Seinen Ruf als einer der größten Dirigenten der Gegenwart hat sich Gustavo Dudamel vornehmlich mit romantischem Repertoire erworben. Aber schon seine elektrisierenden Alben mit Werken von Igor Strawinsky, John Adams oder dem “Star Wars”-Komponisten John Williams haben Dudamels besonderes Gespür für die Musik der Moderne und des 21. Jahrhunderts aufleuchten lassen. Er widmet sich ihr mit der gleichen Spontaneität und energetischen Wildheit, die er in Sinfonien von Beethoven oder Tschaikowsky an den Tag legt. Das Erfolgsrezept des jungen Ausnahmekünstlers, der seit über einem Jahrzehnt als Chefdirigent und Musikdirektor des Los Angeles Philharmonic fungiert, ist neben seiner musikalischen Intelligenz und persönlichen Offenheit sein ansteckender Enthusiasmus. Damit sorgte er in der bunten Kulturlandschaft Kaliforniens, wo Neugierde und Pioniergeist seit jeher hoch im Kurs stehen, beständig für Furore. Vorläufiger Höhepunkt seines Triumphzugs durch die Staaten ist sein 2019 angebrachter Stern auf Hollywoods berühmtem Walk of Fame.

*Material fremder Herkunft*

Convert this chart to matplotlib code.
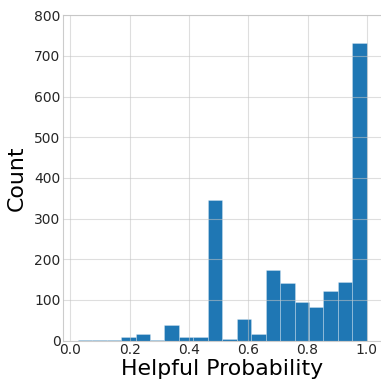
import matplotlib
matplotlib.use("Agg")
import matplotlib.pyplot as plt
import numpy as np

# histogram of helpful probability, 20 bins between 0.025 and 1.0
bin_lo = 0.025
bin_hi = 1.0
n_bins = 20
counts = [2, 1, 2, 8, 17, 2, 39, 9, 10, 345,
          5, 53, 16, 173, 142, 96, 82, 123, 145, 731]

edges = np.linspace(bin_lo, bin_hi, n_bins + 1)
centers = (edges[:-1] + edges[1:]) / 2

fig = plt.figure(figsize=(3.81, 3.81), dpi=100)
ax = fig.add_axes([0.166, 0.106, 0.835, 0.854])

ax.hist(centers, bins=edges, weights=counts, color="#1f77b4",
        edgecolor=(1, 1, 1, 0.3), linewidth=0.6, zorder=2)

ax.set_xlim(-0.024, 1.049)
ax.set_ylim(0, 800)
ax.set_xticks([0.0, 0.2, 0.4, 0.6, 0.8, 1.0])
ax.set_yticks(range(0, 801, 100))
ax.grid(True, color="#c4c4c4", alpha=0.55, linewidth=0.8, zorder=3)
ax.set_axisbelow(False)
for s in ax.spines.values():
    s.set_color("#cccccc")
    s.set_linewidth(0.8)
ax.spines["right"].set_visible(False)
ax.tick_params(length=0, labelsize=10, colors="#262626", pad=2)
ax.set_xlabel("Helpful Probability", fontsize=15.8, color="black", labelpad=1)
ax.set_ylabel("Count", fontsize=15.8, color="black", labelpad=5)

fig.savefig("out.png", dpi=100)
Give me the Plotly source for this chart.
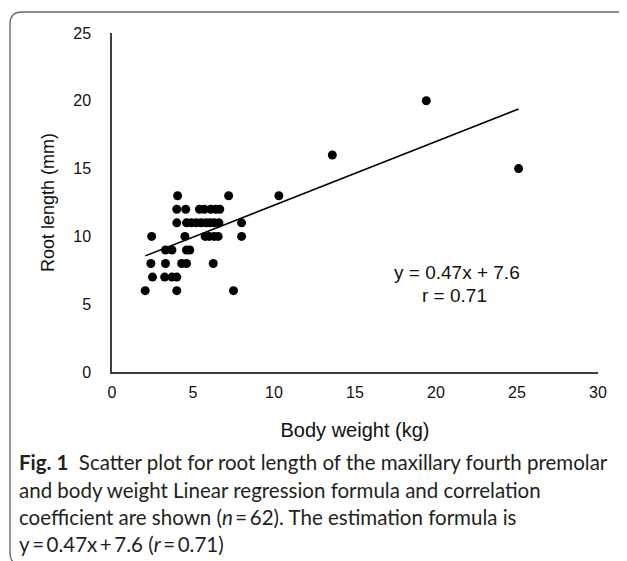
import plotly.graph_objects as go

# ---- data ----
body_weight = [
    4.05, 7.2, 10.3,                                   # root 13
    4.0, 4.55, 5.4, 5.7, 6.1, 6.4, 6.65,               # root 12
    4.0, 4.6, 4.9, 5.2, 5.5, 5.8, 6.05, 6.3, 6.6, 8.0, # root 11
    2.45, 4.5, 5.75, 6.0, 6.3, 6.55, 8.0,              # root 10
    3.3, 3.7, 4.6, 4.8,                                # root 9
    2.4, 3.3, 4.3, 4.6, 6.25,                          # root 8
    2.5, 3.25, 3.7, 4.0,                               # root 7
    2.05, 4.0, 7.5,                                    # root 6
    13.6, 19.4, 25.1,                                  # outliers
]
root_length = [
    13, 13, 13,
    12, 12, 12, 12, 12, 12, 12,
    11, 11, 11, 11, 11, 11, 11, 11, 11, 11,
    10, 10, 10, 10, 10, 10, 10,
    9, 9, 9, 9,
    8, 8, 8, 8, 8,
    7, 7, 7, 7,
    6, 6, 6,
    16, 20, 15,
]
slope = 0.47
intercept = 7.6
r_value = 0.71
x_ticks = [0, 5, 10, 15, 20, 25, 30]
y_ticks = [0, 5, 10, 15, 20, 25]

# ---- layout helpers (reference window pixel -> paper) ----
OFF = 8                      # default page body margin
W, H = 627 - OFF, 561 - OFF  # figure size so it fills the window
PLOT_L, PLOT_R, PLOT_T, PLOT_B = 112, 598, 33, 372   # plot area in window px
L, T = PLOT_L - OFF, PLOT_T - OFF
R, B = W - (PLOT_R - OFF), H - (PLOT_B - OFF)
PW, PH = PLOT_R - PLOT_L, PLOT_B - PLOT_T
def px(x):
    return (x - PLOT_L) / PW
def py(y):
    return (PLOT_B - y) / PH

x_min, x_max = min(body_weight), max(body_weight)
line_x = [x_min, x_max]
line_y = [slope * v + intercept for v in line_x]

fig = go.Figure()
fig.add_trace(go.Scatter(
    x=line_x, y=line_y, mode="lines",
    line=dict(color="black", width=1.6), hoverinfo="skip", showlegend=False))
fig.add_trace(go.Scatter(
    x=body_weight, y=root_length, mode="markers",
    marker=dict(color="black", size=9, line=dict(width=0)), showlegend=False))

font_main = "Liberation Sans, Arial, sans-serif"
fig.update_layout(
    width=W, height=H,
    margin=dict(l=L, r=R, t=T, b=B, pad=0, autoexpand=False),
    paper_bgcolor="white", plot_bgcolor="white",
    font=dict(family=font_main, color="#111111", size=16),
    xaxis=dict(range=[0, 30], tickvals=x_ticks, showgrid=False, zeroline=False,
               showline=True, linecolor="#404040", linewidth=1.5, automargin=False,
               ticks="outside", ticklen=5, tickcolor="rgba(0,0,0,0)",
               tickfont=dict(size=16, family=font_main),
               title=dict(text="Body weight (kg)", font=dict(size=20, family=font_main),
                          standoff=23)),
    yaxis=dict(range=[0, 25], tickvals=y_ticks, showgrid=False, zeroline=False,
               showline=True, linecolor="#404040", linewidth=1.5, automargin=False,
               ticks="outside", ticklen=16, tickcolor="rgba(0,0,0,0)",
               tickfont=dict(size=16, family=font_main),
               title=dict(text="Root length (mm)", font=dict(size=18, family=font_main),
                          standoff=14)),
)

# regression text
fig.add_annotation(x=px(457), y=py(272), xref="paper", yref="paper",
                   text=f"y = {slope}x + {intercept}", showarrow=False,
                   font=dict(size=19, family=font_main, color="#111111"),
                   xanchor="center", yanchor="middle")
fig.add_annotation(x=px(454), y=py(295), xref="paper", yref="paper",
                   text=f"r = {r_value}", showarrow=False,
                   font=dict(size=19, family=font_main, color="#111111"),
                   xanchor="center", yanchor="middle")

# caption
cap_font = dict(size=20.5, family="Lato, Noto Sans, sans-serif", color="#231f20")
ts = "\u2009"
caption_lines = [
    "<b>Fig. 1</b>  Scatter plot for root length of the maxillary fourth premolar",
    "and body weight Linear regression formula and correlation",
    f"coefficient are shown (<i>n</i>{ts}={ts}62). The estimation formula is",
    f"y{ts}={ts}0.47x{ts}+{ts}7.6 (<i>r</i>{ts}={ts}0.71)",
]
for txt, yy in zip(caption_lines, [462, 490, 517, 544]):
    fig.add_annotation(x=px(17), y=py(yy), xref="paper", yref="paper",
                       text=txt, showarrow=False, font=cap_font,
                       xanchor="left", yanchor="middle", align="left")

# rounded card border
x0, x1, y0, y1, rr = 10, 645, 12, 565, 12
path = (f"M {px(x0)},{py(y0+rr)} L {px(x0)},{py(y1-rr)} "
        f"Q {px(x0)},{py(y1)} {px(x0+rr)},{py(y1)} L {px(x1)},{py(y1)} "
        f"L {px(x1)},{py(y0)} L {px(x0+rr)},{py(y0)} "
        f"Q {px(x0)},{py(y0)} {px(x0)},{py(y0+rr)} Z")
fig.add_shape(type="path", path=path, xref="paper", yref="paper",
              line=dict(color="#6a6a6a", width=1.4), fillcolor="rgba(0,0,0,0)",
              layer="below")

fig.write_html("out.html")
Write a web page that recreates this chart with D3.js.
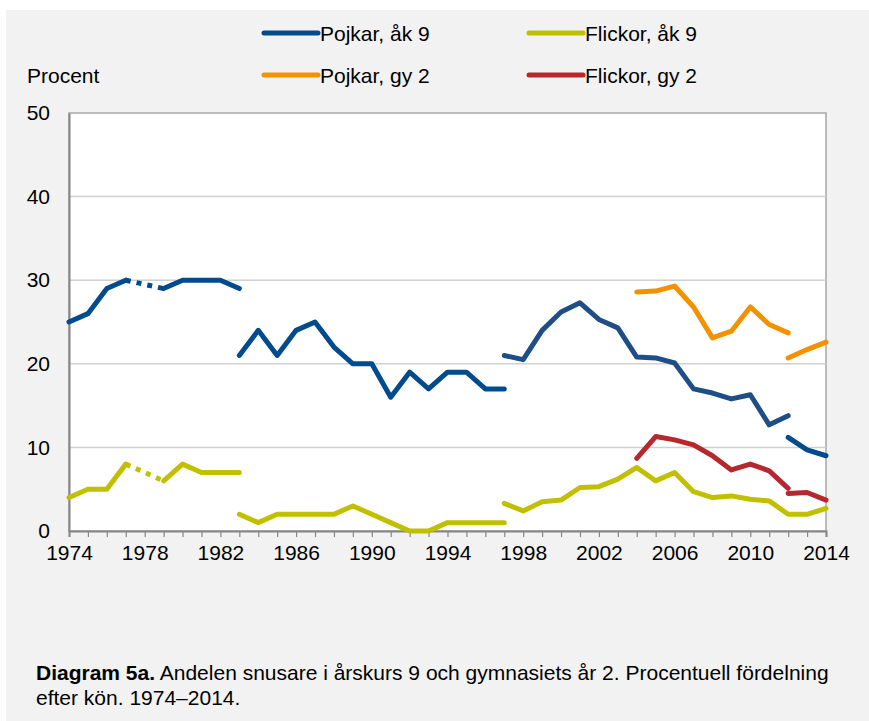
<!DOCTYPE html>
<html><head><meta charset="utf-8">
<script src="https://cdn.jsdelivr.net/npm/d3@7"></script>
<style>html,body{margin:0;padding:0;background:#fff;}svg{display:block;font-family:"Liberation Sans",Arial,sans-serif;}</style>
</head><body>
<script>
// ---- data ----
const yTicks = [0, 10, 20, 30, 40, 50];
const xTickLabels = [1974, 1978, 1982, 1986, 1990, 1994, 1998, 2002, 2006, 2010, 2014];
const allYears = [1974,1975,1976,1977,1978,1979,1980,1981,1982,1983,1984,1985,1986,1987,1988,1989,1990,1991,1992,1993,1994,1995,1996,1997,1998,1999,2000,2001,2002,2003,2004,2005,2006,2007,2008,2009,2010,2011,2012,2013,2014];

// Pojkar, åk 9 (segments: start year + values)
const pojkarAk9_1 = [25, 26, 29, 30];            // 1974-1977
const pojkarAk9_gap = [30, 29];                   // 1977 -> 1979 (dotted)
const pojkarAk9_2 = [29, 30, 30, 30, 29];        // 1979-1983
const pojkarAk9_3 = [21, 24, 21, 24, 25, 22, 20, 20, 16, 19, 17, 19, 19, 17, 17]; // 1983-1997
const pojkarAk9_4 = [21, 20.5, 24, 26.2, 27.3, 25.3, 24.3, 20.8, 20.7, 20.1, 17, 16.5, 15.8, 16.3, 12.7, 13.8]; // 1997-2012
const pojkarAk9_5 = [11.2, 9.7, 9.0];            // 2012-2014

// Flickor, åk 9
const flickorAk9_1 = [4, 5, 5, 8];               // 1974-1977
const flickorAk9_gap = [8, 6];                    // 1977 -> 1979 (dotted)
const flickorAk9_2 = [6, 8, 7, 7, 7];            // 1979-1983
const flickorAk9_3 = [2, 1, 2, 2, 2, 2, 3, 2, 1, 0, 0, 1, 1, 1, 1]; // 1983-1997
const flickorAk9_4 = [3.3, 2.4, 3.5, 3.7, 5.2, 5.3, 6.2, 7.6, 6.0, 7.0, 4.7, 4.0, 4.2, 3.8, 3.6, 2.0, 2.0, 2.7]; // 1997-2014

// Pojkar, gy 2
const pojkarGy2_1 = [28.6, 28.7, 29.3, 26.8, 23.1, 23.9, 26.8, 24.7, 23.7]; // 2004-2012
const pojkarGy2_2 = [20.7, 21.7, 22.6];          // 2012-2014

// Flickor, gy 2
const flickorGy2_1 = [8.7, 11.3, 10.9, 10.3, 9.0, 7.3, 8.0, 7.2, 5.1]; // 2004-2012
const flickorGy2_2 = [4.5, 4.6, 3.7];            // 2012-2014

const legendNames = ["Pojkar, åk 9", "Flickor, åk 9", "Pojkar, gy 2", "Flickor, gy 2"];

// ---- build ----
const W = 869, H = 721;
const FS = 21;
const colors = { pAk9: "#004b8d", pAk9b: "#1f4e87", fAk9: "#c0c000", pGy2: "#f39200", fGy2: "#b5282e" };

const svg = d3.select("body").append("svg").attr("width", W).attr("height", H);
svg.append("rect").attr("x", 6).attr("y", 10).attr("width", W - 6).attr("height", H - 10).attr("fill", "#f2f2f2");

const x = d3.scaleLinear().domain([1974, 2014]).range([69, 826]);
const y = d3.scaleLinear().domain([0, 50]).range([531, 113]);

svg.append("rect").attr("x", 69).attr("y", 113).attr("width", 826 - 69).attr("height", 531 - 113)
  .attr("fill", "#fff").attr("stroke", "#a6a6a6").attr("stroke-width", 1.5);

// gridlines
svg.append("g").selectAll("line").data(yTicks.filter(d => d > 0 && d < 50)).join("line")
  .attr("x1", 69).attr("x2", 826).attr("y1", d => y(d)).attr("y2", d => y(d))
  .attr("stroke", "#d0d0d0").attr("stroke-width", 1.5);

// y axis
const yAxis = svg.append("g").attr("transform", "translate(69,0)")
  .call(d3.axisLeft(y).tickValues(yTicks).tickSize(0).tickPadding(19));
yAxis.select(".domain").attr("stroke", "#868686").attr("stroke-width", 2);
yAxis.selectAll("text").attr("font-size", FS).attr("fill", "#000").attr("font-family", "Liberation Sans, Arial, sans-serif");

// x axis
const xAxis = svg.append("g").attr("transform", "translate(0,531)")
  .call(d3.axisBottom(x).tickValues(allYears).tickSize(6).tickFormat(d => xTickLabels.includes(d) ? d : ""));
xAxis.select(".domain").attr("stroke", "#868686").attr("stroke-width", 2);
xAxis.selectAll(".tick line").attr("stroke", "#868686").attr("stroke-width", 1.2);
xAxis.selectAll("text").attr("font-size", FS).attr("fill", "#000").attr("dy", "0.95em")
  .attr("font-family", "Liberation Sans, Arial, sans-serif");

// lines
const line = d3.line().x(d => x(d[0])).y(d => y(d[1]));
function seg(startYear, vals) { return vals.map((v, i) => [startYear + i, v]); }
function gapSeg(y0, y1, vals) { return [[y0, vals[0]], [y1, vals[1]]]; }

const series = [
  { pts: seg(1983, flickorAk9_3), c: colors.fAk9 },
  { pts: seg(1974, flickorAk9_1), c: colors.fAk9 },
  { pts: gapSeg(1977, 1979, flickorAk9_gap), c: colors.fAk9, dash: true },
  { pts: seg(1979, flickorAk9_2), c: colors.fAk9 },
  { pts: seg(1997, flickorAk9_4), c: colors.fAk9 },
  { pts: seg(1974, pojkarAk9_1), c: colors.pAk9 },
  { pts: gapSeg(1977, 1979, pojkarAk9_gap), c: colors.pAk9, dash: true },
  { pts: seg(1979, pojkarAk9_2), c: colors.pAk9 },
  { pts: seg(1983, pojkarAk9_3), c: colors.pAk9 },
  { pts: seg(1997, pojkarAk9_4), c: colors.pAk9b },
  { pts: seg(2012, pojkarAk9_5), c: colors.pAk9 },
  { pts: seg(2004, pojkarGy2_1), c: colors.pGy2 },
  { pts: seg(2012, pojkarGy2_2), c: colors.pGy2 },
  { pts: seg(2004, flickorGy2_1), c: colors.fGy2 },
  { pts: seg(2012, flickorGy2_2), c: colors.fGy2 }
];
svg.append("g").selectAll("path").data(series).join("path")
  .attr("d", d => line(d.pts)).attr("fill", "none").attr("stroke", d => d.c)
  .attr("stroke-width", 5).attr("stroke-linejoin", "round")
  .attr("stroke-linecap", d => d.dash ? "butt" : "round")
  .attr("stroke-dasharray", d => d.dash ? "5,6" : null);

// legend
const legendPos = [[262, 33], [527, 33], [262, 75], [527, 75]];
const legendColors = [colors.pAk9, colors.fAk9, colors.pGy2, colors.fGy2];
const lg = svg.append("g").selectAll("g").data(legendNames).join("g")
  .attr("transform", (d, i) => `translate(${legendPos[i][0]},${legendPos[i][1]})`);
lg.append("line").attr("x1", 2).attr("x2", 56).attr("y1", 0).attr("y2", 0)
  .attr("stroke", (d, i) => legendColors[i]).attr("stroke-width", 5).attr("stroke-linecap", "round");
lg.append("text").attr("x", 58).attr("y", 7.5).attr("font-size", FS).text(d => d);

svg.append("text").attr("x", 27).attr("y", 82.5).attr("font-size", FS).text("Procent");

// caption
const cap = svg.append("text").attr("x", 36).attr("y", 680).attr("font-size", FS);
cap.append("tspan").attr("font-weight", "bold").text("Diagram 5a.");
cap.append("tspan").text(" Andelen snusare i årskurs 9 och gymnasiets år 2. Procentuell fördelning");
svg.append("text").attr("x", 36).attr("y", 705).attr("font-size", FS).text("efter kön. 1974–2014.");
</script>
</body></html>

Dass er auch musikalisch in den USA Wurzeln geschlagen hat, beweist seine zu Beginn des Jahres realisierte, frenetisch gefeierte Aufführung der vier Sinfonien des US-amerikanischen Komponisten Charles Ives mit dem LA Philharmonic. Mit seiner Interpretation der zweiten Sinfonie habe der Dirigent sogar “den amerikanischen Goldstandard” von Leonard Bernstein übertroffen, so die Los Angeles Times. Mitgeschnitten im Februar 2020 in der hochmodernen, für ihre glänzende Akustik bekannten Walt Disney Concert Hall, erscheint der gesamte Zyklus jetzt in einem digitalen Album. Wer farbenfrohe, mitreißende und lyrisch fein ziselierte Orchestermusik liebt, der wird mit dieser Ausgabe reich beschenkt.
Charles Ives gilt als Ikone der US-amerikanischen Avantgarde. Noch bevor sich im 20. Jahrhundert neue Standards des Komponierens etablierten, experimentierte der entdeckungsfreudige Amerikaner mit Collagetechniken, Polyrhythmik und Atonalität. Ives, der eine klassische Ausbildung genossen hatte, ließ wie selbstverständlich Gebrauchsmusik in seine Kompositionen mit einfließen. Ragtimes, kirchliche Hymnen oder amerikanische Volkslieder bildeten wesentliche Bestandteile seiner eigenwilligen Klangsprache, die sowohl kraft ihrer Originalität als auch ihrer besonderen amerikanischen Note wegen in die Musikgeschichte einging.
“Ives war ein Mann voller Ideen”, so Gustavo Dudamel. “Seine Sinfonien sind ein großartiges Geschenk an die Welt.” Wie recht er damit hat, bezeugt Dudamels gerade erschienenes Album. Der Dirigent bringt die komplexen Rhythmen von Charles Ives transparent zur Geltung. Den harmonischen Reichtum seiner Sinfonien lässt er in einem schier unendlichen Spektrum von Farbschattierungen erstrahlen.
Von der ersten Sinfonie, die noch stark spätromantisch geprägt ist, über die zweite mit ihrer eleganten Collage aus klassisch-europäischen und amerikanischen Elementen bis hin zur dritten mit ihrer berührenden Erinnerung an Lagerfeuerlieder aus Ives' Kindheit und der bahnbrechenden vierten mit ihrer atonalen Entgrenzung und ihrem großen Aufgebot ist es freilich ein weiter Weg. Gustavo Dudamel macht ihn zu einer kurzweiligen Abenteuerreise in die Neue Welt.